И до него дошло, что она предлагает и что пытается ему объяснить, и Власов, резко поднявшись с места, протянул ей руку:

– Тогда чего сидим? Пошли скорее!

– Нет, – отказалась Дашка, позволив себе немного насладиться, увидев, как изменилось выражение его лица, и пощадила Власова, объяснив: – Это слишком далеко и долго. Я на случай, если мне удастся соблазнение, кинула тут в углу у стола матрасик, пару махровых простыней и подушек.

А он подхватил ее на руки и поцеловал, как тем, первым поцелуем, доводя до потери сознания нежностью и глубиной. И никто из них не понял, как они оказались на этих припасенных простынях с матрацем и как разделись, немного опомнившись, когда Игорь вошел в нее сразу и до конца и неизвестно какой силой воли сумел остановиться.

– Не больно?

– Нет, нет, – шептала Дашка.

И он вернулся к поцелую, к ней, и они вдвоем нырнули в знакомые уже глубины.

Власов проснулся, когда светало, и не понял отчего.

Они заснули сразу, после первого же соединения, обессиленные, вынырнув из своих глубин прямо в сон, так и не разъединив объятия.
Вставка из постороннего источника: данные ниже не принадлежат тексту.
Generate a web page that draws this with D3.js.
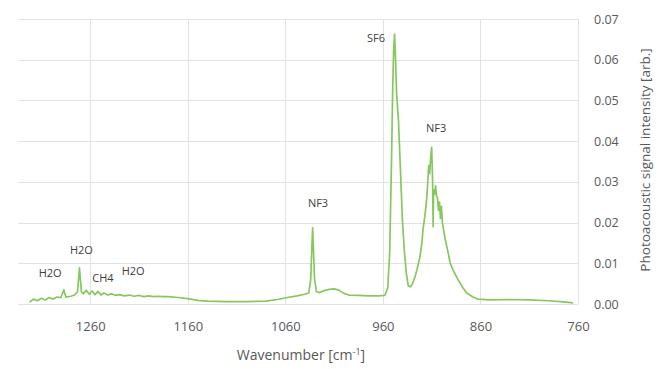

Игорь посмотрел на спящую Дашку, а она улыбалась во сне и плакала, крупная слеза выкатилась из уголка глаза и покатилась по виску. Власов успел перехватить ее губами, не дав закатиться в ухо, и поцеловал девушку в уголок губ, пытаясь разбудить. Дашка открыла глаза, окунув его в два сине-голубых озера, подернутых слезами.

– Ты почему плачешь? – шепотом спросил он.